Environment Secretary Roy Cimatu has ordered the planting of 3,500 Benguet pine trees within the compound of The Mansion in Baguio City to restore the smell of pine trees.
He earlier raised concerns that Baguio was already losing its pine trees, saying visitors and the residents as well could no longer smell the fragrance of the trees that made Baguio famous for as a tourist spot, apart from its cold weather.
Ralph Pablo, Department of Environment and Natural Resources' Cordillera Administrative Region executive director, said about 350 Presidential Security Group members recently took part in the tree-planting activity in the two-hectare open ground of The Mansion, the official summer palace of the Philippine president.
“Secretary Cimatu’s order was to saturate Baguio with the smell of pine trees again and restore the city’s claim to being the City of Pines,” he said.

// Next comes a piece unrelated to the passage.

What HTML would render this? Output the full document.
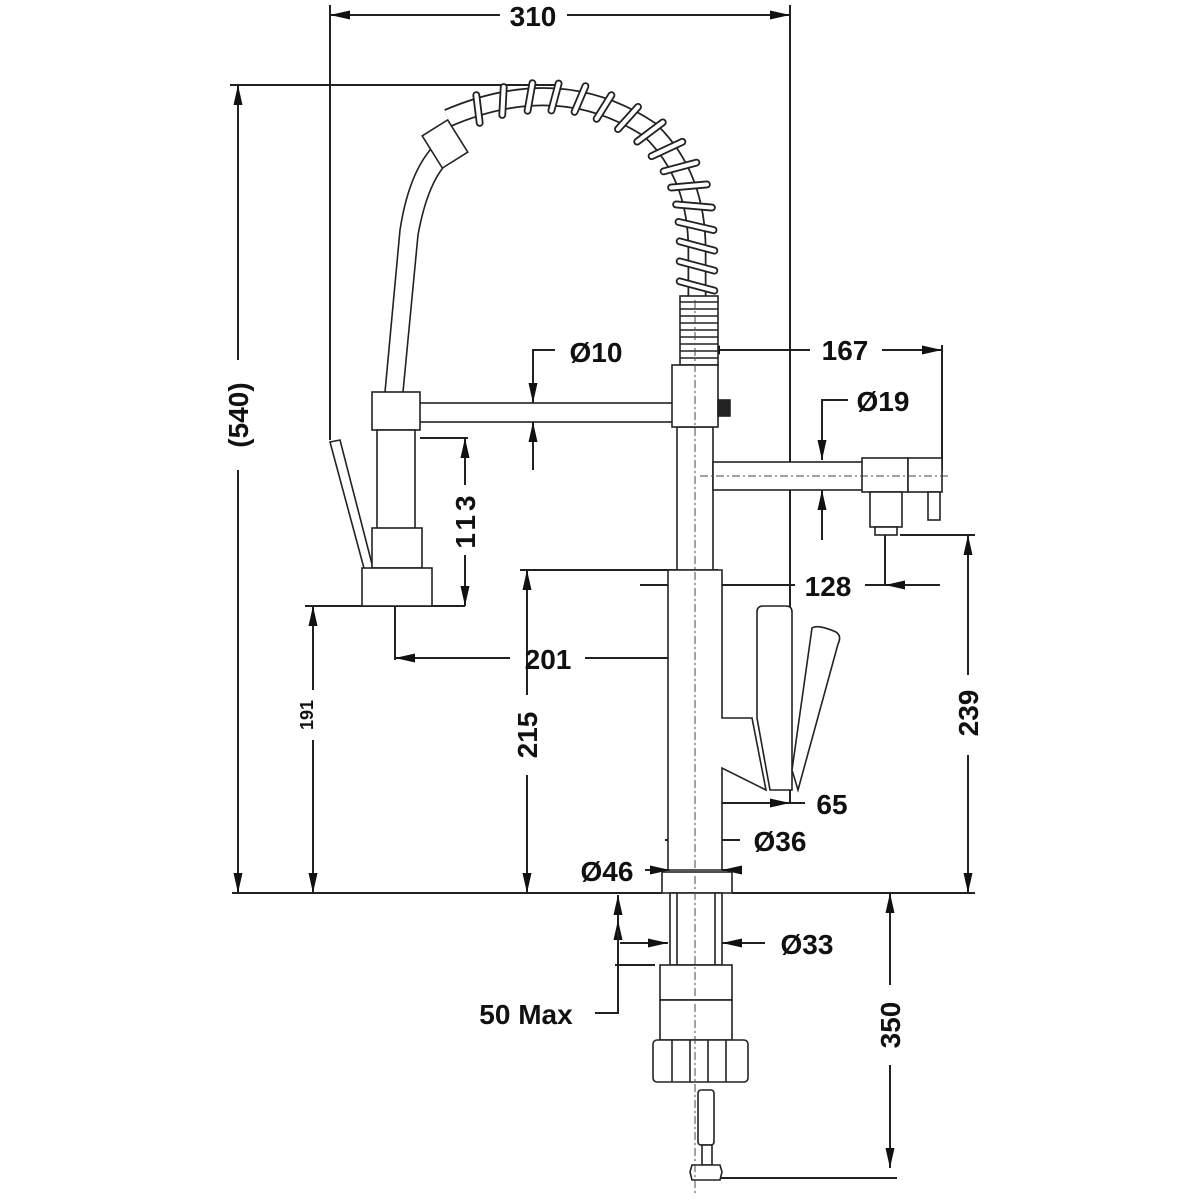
<!DOCTYPE html>
<html><head><meta charset="utf-8"><style>
html,body{margin:0;padding:0;background:#fff}
svg{display:block}
text{font-family:"Liberation Sans",sans-serif;font-weight:bold;fill:#111}
</style></head><body>
<svg width="1200" height="1200" viewBox="0 0 1200 1200" xmlns="http://www.w3.org/2000/svg">
<defs>
<marker id="a" viewBox="0 0 20 9" refX="20" refY="4.5" markerWidth="20" markerHeight="9" markerUnits="userSpaceOnUse" orient="auto-start-reverse" preserveAspectRatio="none"><path d="M0,0 L20,4.5 L0,9 z" fill="#111"/></marker>
</defs>
<g stroke="#222" stroke-width="2" fill="none">
<line x1="330" y1="5" x2="330" y2="440"/>
<line x1="790" y1="5" x2="790" y2="803"/>
<line x1="330" y1="15" x2="500" y2="15" marker-start="url(#a)"/>
<line x1="567" y1="15" x2="790" y2="15" marker-end="url(#a)"/>
<line x1="230" y1="85" x2="560" y2="85"/>
<line x1="238" y1="85" x2="238" y2="360" marker-start="url(#a)"/>
<line x1="238" y1="470" x2="238" y2="893" marker-end="url(#a)"/>
<line x1="232" y1="893" x2="662" y2="893"/>
<line x1="732" y1="893" x2="975" y2="893"/>
<line x1="305" y1="606" x2="465" y2="606"/>
<line x1="313" y1="606" x2="313" y2="690" marker-start="url(#a)"/>
<line x1="313" y1="740" x2="313" y2="893" marker-end="url(#a)"/>
<line x1="420" y1="438" x2="468" y2="438"/>
<line x1="465" y1="438" x2="465" y2="485" marker-start="url(#a)"/>
<line x1="465" y1="555" x2="465" y2="606" marker-end="url(#a)"/>
<line x1="395" y1="606" x2="395" y2="660"/>
<line x1="395" y1="658" x2="510" y2="658" marker-start="url(#a)"/>
<line x1="585" y1="658" x2="690" y2="658" marker-end="url(#a)"/>
<line x1="520" y1="570" x2="718" y2="570"/>
<line x1="527" y1="570" x2="527" y2="695" marker-start="url(#a)"/>
<line x1="527" y1="775" x2="527" y2="893" marker-end="url(#a)"/>
<line x1="640" y1="585" x2="692" y2="585" marker-end="url(#a)"/>
<line x1="692" y1="585" x2="795" y2="585"/>
<line x1="865" y1="585" x2="885" y2="585"/>
<line x1="940" y1="585" x2="885" y2="585" marker-end="url(#a)"/>
<line x1="885" y1="530" x2="885" y2="585"/>
<line x1="900" y1="535" x2="975" y2="535"/>
<line x1="968" y1="535" x2="968" y2="675" marker-start="url(#a)"/>
<line x1="968" y1="755" x2="968" y2="893" marker-end="url(#a)"/>
<line x1="810" y1="350" x2="700" y2="350" marker-end="url(#a)"/>
<line x1="882" y1="350" x2="942" y2="350" marker-end="url(#a)"/>
<line x1="942" y1="345" x2="942" y2="470"/>
<polyline points="555,350 533,350 533,405"/>
<line x1="533" y1="380" x2="533" y2="403" marker-end="url(#a)"/>
<line x1="533" y1="470" x2="533" y2="422" marker-end="url(#a)"/>
<polyline points="848,400 822,400 822,460"/>
<line x1="822" y1="430" x2="822" y2="460" marker-end="url(#a)"/>
<line x1="822" y1="540" x2="822" y2="490" marker-end="url(#a)"/>
<line x1="695" y1="803" x2="770" y2="803" marker-start="url(#a)"/>
<line x1="720" y1="803" x2="790" y2="803" marker-end="url(#a)"/>
<line x1="790" y1="803" x2="805" y2="803"/>
<line x1="665" y1="840" x2="678" y2="840" marker-start="url(#a)"/>
<line x1="678" y1="840" x2="740" y2="840"/>
<line x1="700" y1="840" x2="716" y2="840" marker-end="url(#a)"/>
<line x1="645" y1="870" x2="670" y2="870" marker-end="url(#a)"/>
<line x1="740" y1="870" x2="722" y2="870" marker-end="url(#a)"/>
<line x1="620" y1="943" x2="668" y2="943" marker-end="url(#a)"/>
<line x1="765" y1="943" x2="722" y2="943" marker-end="url(#a)"/>
<line x1="618" y1="895" x2="618" y2="943" marker-start="url(#a)"/>
<line x1="618" y1="920" x2="618" y2="965" marker-start="url(#a)"/>
<polyline points="618,930 618,1013 595,1013"/>
<line x1="615" y1="965" x2="655" y2="965"/>
<line x1="890" y1="893" x2="890" y2="985" marker-start="url(#a)"/>
<line x1="890" y1="1065" x2="890" y2="1168" marker-end="url(#a)"/>
<line x1="718" y1="1178" x2="897" y2="1178"/>
</g>

<g stroke="#222" stroke-width="1.6" fill="#fff">
<path d="M385,392 L400,230 Q410,165 440,140" fill="none"/>
<path d="M403,392 L418,235 Q428,180 450,160" fill="none"/>
<path d="M448,118 Q560,70 650,130 Q697,175 697,250 L697,300" fill="none" stroke-width="19" stroke="#222"/>
<path d="M448,118 Q560,70 650,130 Q697,175 697,250 L697,300" fill="none" stroke-width="15.5" stroke="#fff"/>
<g stroke-width="1.8">
<rect x="-17" y="-3" width="34" height="6" rx="3" transform="translate(478,109) rotate(83)"/>
<rect x="-17" y="-3" width="34" height="6" rx="3" transform="translate(503,101) rotate(93)"/>
<rect x="-17" y="-3" width="34" height="6" rx="3" transform="translate(530,97) rotate(100)"/>
<rect x="-17" y="-3" width="34" height="6" rx="3" transform="translate(555,97) rotate(105)"/>
<rect x="-17" y="-3" width="34" height="6" rx="3" transform="translate(580,99) rotate(113)"/>
<rect x="-17" y="-3" width="34" height="6" rx="3" transform="translate(604,107) rotate(122)"/>
<rect x="-18" y="-3" width="36" height="6" rx="3" transform="translate(628,118) rotate(132)"/>
<rect x="-19" y="-3" width="38" height="6" rx="3" transform="translate(650,132) rotate(143)"/>
<rect x="-20" y="-3" width="40" height="6" rx="3" transform="translate(667,149) rotate(155)"/>
<rect x="-20" y="-3" width="40" height="6" rx="3" transform="translate(680,167) rotate(165)"/>
<rect x="-21" y="-3" width="42" height="6" rx="3" transform="translate(689,186) rotate(175)"/>
<rect x="-21" y="-3" width="42" height="6" rx="3" transform="translate(694,206) rotate(185)"/>
<rect x="-21" y="-3" width="42" height="6" rx="3" transform="translate(696,226) rotate(193)"/>
<rect x="-21" y="-3" width="42" height="6" rx="3" transform="translate(697,246) rotate(195)"/>
<rect x="-21" y="-3" width="42" height="6" rx="3" transform="translate(697,266) rotate(195)"/>
<rect x="-21" y="-3" width="42" height="6" rx="3" transform="translate(697,286) rotate(195)"/>
</g>
<rect x="680" y="296" width="38" height="69"/>
<path d="M680,302 h38 M680,309 h38 M680,316 h38 M680,323 h38 M680,330 h38 M680,337 h38 M680,344 h38 M680,351 h38 M680,358 h38" fill="none"/>
<rect x="430" y="125" width="30" height="38" transform="rotate(-32 445 144)"/>
<polygon points="330,442 340,440 373,568 365,572"/>
<rect x="418" y="403" width="258" height="19"/>
<rect x="372" y="392" width="48" height="38"/>
<rect x="377" y="430" width="38" height="100"/>
<rect x="372" y="528" width="50" height="40"/>
<rect x="362" y="568" width="70" height="38"/>
<rect x="677" y="427" width="36" height="143"/>
<rect x="672" y="365" width="46" height="62"/>
<rect x="718" y="400" width="12" height="16" fill="#222"/>
<path d="M668,570 L722,570 L722,718 L752,718 L766,790 L722,768 L722,870 L668,870 Z"/>
<path d="M757,718 L757,612 Q757,606 763,606 L786,606 Q792,606 792,612 L792,790 L770,790 Z"/>
<path d="M812,628 Q818,624 836,632 Q842,636 838,644 L798,790 L792,770 Z"/>
<rect x="713" y="462" width="150" height="28"/>
<rect x="862" y="458" width="46" height="34"/>
<rect x="908" y="458" width="34" height="34"/>
<rect x="870" y="492" width="32" height="35"/>
<rect x="875" y="527" width="22" height="8"/>
<rect x="928" y="492" width="12" height="28"/>
<rect x="662" y="872" width="70" height="21"/>
<rect x="670" y="893" width="52" height="72"/>
<line x1="677" y1="893" x2="677" y2="965"/><line x1="715" y1="893" x2="715" y2="965"/>
<rect x="660" y="965" width="72" height="35"/>
<rect x="660" y="1000" width="72" height="40"/>
<rect x="653" y="1040" width="95" height="42" rx="4"/>
<path d="M672,1040 v42 M690,1040 v42 M708,1040 v42 M726,1040 v42" fill="none"/>
<rect x="698" y="1090" width="16" height="55" rx="3"/>
<rect x="702" y="1145" width="10" height="20"/>
<polygon points="692,1165 720,1165 722,1172 720,1180 692,1180 690,1172"/>
</g>
<g stroke="#444" stroke-width="1" stroke-dasharray="8,3,2,3" fill="none">
<line x1="695" y1="300" x2="695" y2="1195"/>
<line x1="700" y1="476" x2="948" y2="476"/>
</g>

<text x="533" y="26" font-size="28" text-anchor="middle">310</text>
<text x="845" y="360" font-size="28" text-anchor="middle">167</text>
<text x="596" y="362" font-size="28" text-anchor="middle">Ø10</text>
<text x="883" y="411" font-size="28" text-anchor="middle">Ø19</text>
<text x="828" y="596" font-size="28" text-anchor="middle">128</text>
<text x="548" y="669" font-size="28" text-anchor="middle">201</text>
<text x="832" y="814" font-size="28" text-anchor="middle">65</text>
<text x="780" y="851" font-size="28" text-anchor="middle">Ø36</text>
<text x="607" y="881" font-size="28" text-anchor="middle">Ø46</text>
<text x="807" y="954" font-size="28" text-anchor="middle">Ø33</text>
<text x="526" y="1024" font-size="28" text-anchor="middle">50 Max</text>
<text transform="translate(248,415) rotate(-90)" font-size="28" text-anchor="middle">(540)</text>
<text transform="translate(313,715) rotate(-90)" font-size="18" font-weight="normal" text-anchor="middle">191</text>
<text transform="translate(475,520) rotate(-90)" font-size="28" text-anchor="middle" letter-spacing="4">113</text>
<text transform="translate(537,735) rotate(-90)" font-size="28" text-anchor="middle">215</text>
<text transform="translate(978,713) rotate(-90)" font-size="28" text-anchor="middle">239</text>
<text transform="translate(900,1025) rotate(-90)" font-size="28" text-anchor="middle">350</text>
</svg>
</body></html>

During last February's Philippine Military Academy alumni homecoming, Cimatu cited the dwindling number of Benguet pine trees in Baguio, the summer capital of the country.

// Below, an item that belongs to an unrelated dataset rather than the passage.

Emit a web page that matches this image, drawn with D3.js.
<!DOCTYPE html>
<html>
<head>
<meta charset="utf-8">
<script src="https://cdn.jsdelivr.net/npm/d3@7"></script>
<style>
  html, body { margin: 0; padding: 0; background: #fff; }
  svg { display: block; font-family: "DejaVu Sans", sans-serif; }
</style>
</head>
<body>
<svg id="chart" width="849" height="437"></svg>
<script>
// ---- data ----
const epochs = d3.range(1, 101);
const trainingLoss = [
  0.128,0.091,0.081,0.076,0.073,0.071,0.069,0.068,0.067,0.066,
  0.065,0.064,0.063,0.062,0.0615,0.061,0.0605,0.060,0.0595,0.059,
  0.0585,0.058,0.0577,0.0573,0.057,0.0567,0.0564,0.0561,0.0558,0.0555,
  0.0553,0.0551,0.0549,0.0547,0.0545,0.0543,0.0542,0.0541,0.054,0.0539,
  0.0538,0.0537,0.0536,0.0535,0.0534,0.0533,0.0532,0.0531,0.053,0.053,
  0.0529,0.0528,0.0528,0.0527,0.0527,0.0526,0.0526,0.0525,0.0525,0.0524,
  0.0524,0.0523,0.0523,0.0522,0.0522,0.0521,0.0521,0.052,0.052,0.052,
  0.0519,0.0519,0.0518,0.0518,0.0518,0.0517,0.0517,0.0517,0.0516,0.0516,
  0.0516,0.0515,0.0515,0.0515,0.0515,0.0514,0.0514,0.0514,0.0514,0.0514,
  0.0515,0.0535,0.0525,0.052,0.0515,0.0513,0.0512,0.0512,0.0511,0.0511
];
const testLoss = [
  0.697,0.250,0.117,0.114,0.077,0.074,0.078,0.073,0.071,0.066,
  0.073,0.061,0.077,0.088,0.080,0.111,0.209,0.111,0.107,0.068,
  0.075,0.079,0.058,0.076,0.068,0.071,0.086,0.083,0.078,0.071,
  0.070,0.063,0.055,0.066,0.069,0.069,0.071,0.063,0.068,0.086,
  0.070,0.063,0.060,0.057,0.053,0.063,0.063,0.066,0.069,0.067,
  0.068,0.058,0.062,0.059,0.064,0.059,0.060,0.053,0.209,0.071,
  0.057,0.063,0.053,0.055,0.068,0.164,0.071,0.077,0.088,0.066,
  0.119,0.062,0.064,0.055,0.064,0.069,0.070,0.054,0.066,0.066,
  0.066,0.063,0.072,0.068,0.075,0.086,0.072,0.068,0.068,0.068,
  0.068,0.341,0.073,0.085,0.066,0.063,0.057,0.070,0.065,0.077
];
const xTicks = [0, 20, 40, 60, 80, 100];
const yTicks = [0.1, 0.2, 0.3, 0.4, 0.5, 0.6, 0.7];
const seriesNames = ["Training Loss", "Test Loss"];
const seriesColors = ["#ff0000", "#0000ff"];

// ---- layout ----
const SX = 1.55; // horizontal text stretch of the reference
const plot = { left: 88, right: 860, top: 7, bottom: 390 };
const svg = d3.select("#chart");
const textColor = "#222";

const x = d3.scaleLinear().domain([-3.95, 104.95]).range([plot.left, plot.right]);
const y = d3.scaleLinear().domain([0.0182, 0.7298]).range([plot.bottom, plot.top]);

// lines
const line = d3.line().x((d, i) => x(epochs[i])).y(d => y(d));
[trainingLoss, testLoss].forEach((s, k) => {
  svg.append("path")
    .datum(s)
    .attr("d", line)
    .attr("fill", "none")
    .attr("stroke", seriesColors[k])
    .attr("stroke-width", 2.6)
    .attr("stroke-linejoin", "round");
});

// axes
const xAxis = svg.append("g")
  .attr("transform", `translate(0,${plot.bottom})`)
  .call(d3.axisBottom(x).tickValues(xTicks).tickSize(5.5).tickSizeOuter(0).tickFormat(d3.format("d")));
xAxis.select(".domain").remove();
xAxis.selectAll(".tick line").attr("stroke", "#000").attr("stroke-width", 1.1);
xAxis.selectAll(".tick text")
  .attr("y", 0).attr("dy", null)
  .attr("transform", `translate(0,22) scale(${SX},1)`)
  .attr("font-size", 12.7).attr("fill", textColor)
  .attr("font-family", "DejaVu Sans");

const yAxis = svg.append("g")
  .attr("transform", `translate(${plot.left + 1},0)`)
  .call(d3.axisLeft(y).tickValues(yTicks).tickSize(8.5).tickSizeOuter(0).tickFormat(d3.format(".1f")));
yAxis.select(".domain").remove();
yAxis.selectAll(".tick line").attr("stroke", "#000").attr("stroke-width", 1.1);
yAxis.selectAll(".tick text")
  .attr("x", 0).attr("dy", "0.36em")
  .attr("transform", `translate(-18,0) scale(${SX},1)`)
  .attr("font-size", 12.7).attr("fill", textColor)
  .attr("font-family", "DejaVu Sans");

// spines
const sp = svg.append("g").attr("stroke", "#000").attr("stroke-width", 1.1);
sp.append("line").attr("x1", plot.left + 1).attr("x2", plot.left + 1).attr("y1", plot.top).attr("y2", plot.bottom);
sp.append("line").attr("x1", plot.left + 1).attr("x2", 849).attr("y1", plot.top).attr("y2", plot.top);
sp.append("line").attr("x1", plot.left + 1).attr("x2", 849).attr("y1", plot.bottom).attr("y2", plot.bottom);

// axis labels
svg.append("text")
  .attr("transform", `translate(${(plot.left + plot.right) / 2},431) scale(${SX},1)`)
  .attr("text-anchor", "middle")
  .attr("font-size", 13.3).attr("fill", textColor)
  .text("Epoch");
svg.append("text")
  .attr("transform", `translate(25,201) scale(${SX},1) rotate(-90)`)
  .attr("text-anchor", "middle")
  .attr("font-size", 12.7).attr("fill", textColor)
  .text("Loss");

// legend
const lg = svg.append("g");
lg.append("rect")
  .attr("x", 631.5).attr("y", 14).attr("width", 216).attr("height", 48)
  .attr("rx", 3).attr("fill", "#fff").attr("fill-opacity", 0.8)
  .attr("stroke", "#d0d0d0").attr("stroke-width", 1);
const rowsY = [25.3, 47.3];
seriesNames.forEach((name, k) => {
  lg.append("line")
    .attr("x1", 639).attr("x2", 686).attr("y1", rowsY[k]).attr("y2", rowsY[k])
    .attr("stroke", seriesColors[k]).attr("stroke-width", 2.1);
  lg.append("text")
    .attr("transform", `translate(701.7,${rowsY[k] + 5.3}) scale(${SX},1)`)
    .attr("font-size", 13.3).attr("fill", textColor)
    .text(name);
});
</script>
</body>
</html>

He immediately ordered a conduct of an inventory on the number of pine trees, and to come up with solutions to preserve and protect them.

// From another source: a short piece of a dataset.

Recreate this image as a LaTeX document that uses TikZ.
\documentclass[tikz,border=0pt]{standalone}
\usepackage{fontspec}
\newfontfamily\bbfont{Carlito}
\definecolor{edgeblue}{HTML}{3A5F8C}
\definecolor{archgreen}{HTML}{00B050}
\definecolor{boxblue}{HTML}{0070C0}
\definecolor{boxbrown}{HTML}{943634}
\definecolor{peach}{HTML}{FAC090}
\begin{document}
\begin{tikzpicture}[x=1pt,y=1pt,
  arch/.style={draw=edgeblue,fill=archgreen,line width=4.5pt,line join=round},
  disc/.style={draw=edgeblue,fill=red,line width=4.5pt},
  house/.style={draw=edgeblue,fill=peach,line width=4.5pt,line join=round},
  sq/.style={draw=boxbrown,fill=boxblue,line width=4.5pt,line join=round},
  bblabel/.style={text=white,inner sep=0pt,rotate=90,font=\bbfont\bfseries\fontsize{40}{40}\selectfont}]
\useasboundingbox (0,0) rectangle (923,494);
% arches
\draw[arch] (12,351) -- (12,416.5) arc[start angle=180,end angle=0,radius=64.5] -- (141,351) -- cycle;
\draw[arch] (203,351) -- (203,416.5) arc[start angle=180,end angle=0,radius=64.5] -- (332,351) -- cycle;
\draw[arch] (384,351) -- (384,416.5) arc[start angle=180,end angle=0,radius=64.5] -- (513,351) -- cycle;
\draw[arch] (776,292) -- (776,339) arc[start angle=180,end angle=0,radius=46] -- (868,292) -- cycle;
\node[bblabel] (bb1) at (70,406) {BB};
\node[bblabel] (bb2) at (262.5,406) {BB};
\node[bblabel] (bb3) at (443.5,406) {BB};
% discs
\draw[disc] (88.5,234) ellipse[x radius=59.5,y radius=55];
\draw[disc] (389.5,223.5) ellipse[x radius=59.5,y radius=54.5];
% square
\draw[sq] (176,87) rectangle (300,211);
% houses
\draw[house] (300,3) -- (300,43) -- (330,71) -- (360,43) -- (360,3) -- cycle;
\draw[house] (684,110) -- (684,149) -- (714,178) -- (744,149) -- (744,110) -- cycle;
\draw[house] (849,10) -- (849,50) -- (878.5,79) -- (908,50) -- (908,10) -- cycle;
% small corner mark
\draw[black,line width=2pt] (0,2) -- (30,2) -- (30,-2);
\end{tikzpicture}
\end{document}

According to Pablo, an inventory showed the city’s trees number 2,498,019 within its 5,750-hectare territory.
Benguet pine trees, measuring up to 124 centimeters in diameter, numbered 351,493 or 14 percent of the total count.
Of the total Benguet pine trees, 79 percent or 277,148 were concentrated in areas classified as “closed forest” or “closed canopy,” such as in Camp John Hay reservation and forest parks near the Teachers’ Camp and the PMA.
The city’s open forest, such as the area where the 3,500 saplings were planted, had 70,735 Benguet pine trees with 3,610 others found in residential areas.
Pablo blamed the intensified construction boom and expanding urban sprawl as among the reasons for the noticeable decline of the pine trees.
He told the regional office to discourage lot owners applying for cutting permits to spare the pine trees.